O Coração Ainda Bate. Um sonho adiado

Inês Meneses escreve sobre o medo que adia os sonhos.

Volto muitas vezes ao momento em que uma miúda pergunta à ainda jovem Patti Smith o que quer ser quando adulta e ela responde sem hesitar: “Especial.”

É uma responsabilidade e tanto querermos ser especiais, porque se não formos, se não acharmos que somos, vamos desiludir os outros, mas, principalmente, vamo-nos desiludir com a nossa vida.

Muitas das pessoas amargas que encontramos pela frente estão zangadas com elas próprias. Não foram tão especiais quanto queriam ser e então adaptaram-se a situações que lhes sabiam a pouco, mas um pouco que por medo pareceu sempre melhor do que nada.

O medo trava os sonhos e impede passos mais audazes. O medo em nós é mais poderoso do que qualquer situação adversa. Não avançamos e a vida não acontece se não criarmos movimento.

Lembro-me de o meu pai, de quem herdei o sono leve, se levantar a meio da noite quando ouvia um cão a ladrar. Os cães ladram e sobressaltam a noite. O meu pai levantava-se sem hesitar e abria a porta para perceber de onde vinha o ruído, a inquietude. Eu também acordava e ficava com medo, invejando o meu pai por avançar na noite escura sem temer. Se eu tivesse de resumir a noite no campo a um som, seria esse, o dos cães a ladrarem inquietos. O campo amplifica o som - e o medo.

O meu pai foi sempre em frente: na noite escura e nas manhãs que ainda vinham com interrogações. Soube criar movimento. O medo nunca o apanhou.

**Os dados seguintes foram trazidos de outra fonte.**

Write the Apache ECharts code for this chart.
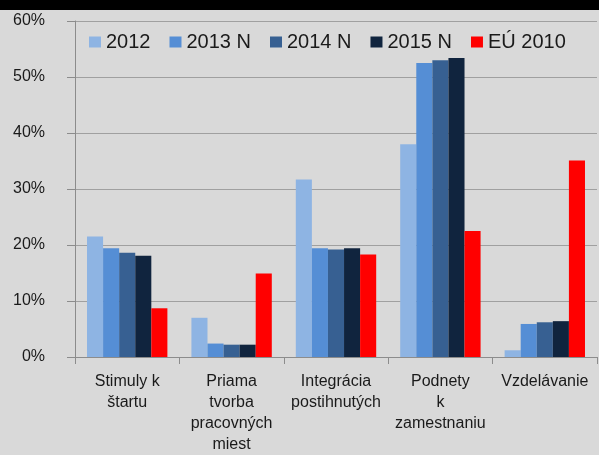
<!DOCTYPE html>
<html>
<head>
<meta charset="utf-8">
<script src="https://cdn.jsdelivr.net/npm/echarts@6/dist/echarts.min.js"></script>
<style>
  html, body { margin: 0; padding: 0; background: #d9d9d9; }
  #chart { width: 599px; height: 455px; }
</style>
</head>
<body>
<div id="chart"></div>
<script>
const categories = ['Stimuly k\nštartu', 'Priama\ntvorba\npracovných\nmiest', 'Integrácia\npostihnutých', 'Podnety\nk\nzamestnaniu', 'Vzdelávanie'];
const seriesNames = ['2012', '2013 N', '2014 N', '2015 N', 'EÚ 2010'];
const colors = ['#8eb4e3', '#558ed5', '#376092', '#10243e', '#ff0000'];

const v2012 = [21.5, 7.0, 31.7, 38.0, 1.2];
const v2013 = [19.4, 2.4, 19.4, 52.5, 5.9];
const v2014 = [18.6, 2.2, 19.2, 53.0, 6.2];
const v2015 = [18.1, 2.2, 19.4, 53.4, 6.4];
const vEU = [8.7, 14.9, 18.3, 22.5, 35.1];

const values = [v2012, v2013, v2014, v2015, vEU];

let chartElement = document.getElementById('chart');
let chart = echarts.init(chartElement);

let option = {
    backgroundColor: '#d9d9d9',
    animation: false,
    textStyle: { fontFamily: 'Liberation Sans, Arial, sans-serif' },
    graphic: [
        {
            type: 'rect',
            left: 0,
            top: 0,
            shape: { width: 599, height: 10 },
            style: { fill: '#000' }
        }
    ],
    legend: {
        left: 84,
        top: 27,
        itemWidth: 12,
        itemHeight: 11,
        itemGap: 19,
        icon: 'rect',
        textStyle: { fontSize: 20, color: '#1a1a1a' },
        data: seriesNames
    },
    grid: {
        left: 75,
        right: 2,
        top: 21,
        bottom: 96
    },
    xAxis: {
        type: 'category',
        data: categories,
        axisLine: { lineStyle: { color: '#8c8c8c', width: 1 } },
        axisTick: { show: true, length: 7, lineStyle: { color: '#8c8c8c' } },
        axisLabel: {
            fontSize: 16,
            color: '#1a1a1a',
            lineHeight: 21,
            margin: 14,
            interval: 0
        }
    },
    yAxis: {
        type: 'value',
        min: 0,
        max: 60,
        interval: 10,
        axisLine: { show: true, lineStyle: { color: '#8c8c8c', width: 1 } },
        axisTick: { show: true, length: 8, lineStyle: { color: '#8c8c8c' } },
        axisLabel: {
            fontSize: 16,
            color: '#1a1a1a',
            margin: 30,
            formatter: '{value}%'
        },
        splitLine: { lineStyle: { color: '#a0a0a0', width: 1 } }
    },
    series: seriesNames.map((name, i) => ({
        name: name,
        type: 'bar',
        data: values[i],
        barGap: '0%',
        barCategoryGap: '23%',
        itemStyle: { color: colors[i] }
    }))
};

chart.setOption(option);
</script>
</body>
</html>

A educação castradora vigente mandava que não se desse “passos maiores do que as pernas”, e com isso parámos gerações: gente que não se atrevia a sonhar não só por temer a "queda", mas, sobretudo, o julgamento dos outros.

Quantos de nós ficaram atrás de uma secretária quando queriam estar tão perto da ribalta? E quantos, por não serem capazes de dar esse passo maior, se limitaram a troçar dos sonhos alheios?

Acabamos sempre a julgar aquilo que invejamos ou o que ficou por fazer. Sonhos adiados dão cabo de uma vida - de várias vidas.

Lembro-me de uma mulher com dois filhos que, legitimamente, queria o melhor para eles, mas aquilo que julgamos ser o melhor para os filhos pode não coincidir com as aspirações deles. Os filhos ficaram aquém das expectativas dela, e ela, que tinha sido uma mulher dócil, com os anos tornou-se amarga, desdenhando do sucesso dos outros. Acontece nas famílias. Acontece até entre amigos próximos. Quantos filhos não sacrificaram os sonhos maiores para corresponderem àquilo que os pais tinham projectado para eles? “Segui Economia, mas queria Belas-Artes.” “Fui engenheiro, mas eu queria ser actor.”

Há milhares, milhões de histórias de vidas que não se concretizaram, que se desviaram - como quando saímos na placa errada e ficamos perdidos no caminho. Nos protagonistas dessas histórias que não se viveram há um travo amargo que é atenuado por pequenas alegrias, mas sobretudo com uma ideia de vida amestrada. Conformamo-nos, mas, suspeito, o sonho continua por ali amachucado.

Queremos, muitos queriam, ser especiais e não puderam. Uns temeram desenhar essa aventura que se afigurava quase impossível, outros tiveram esse sonho cortado pelas circunstâncias. Muitas pessoas que encontramos amargas, sem razão, vivem de costas voltadas para esse sonho. E tristemente acordam todos os dias a pensar que podiam ter tido outra vida, mas não conseguiram, não arriscaram. A família não permitiu.

As pessoas que fazem aquilo com que sempre sonharam são efectivamente privilegiadas: umas não temeram, foram além das suas circunstâncias, desafiaram a autoridade em casa e, às vezes, até fora dela. Outras tiveram sorte. Também é preciso encontrá-la, como à saída que nos volta a pôr na rota certa.

É difícil compreendermos alguém que se revela áspero, desagradável, hostil, permanentemente ácido. Às vezes, foi só um sonho adiado. Uma vida desencontrada.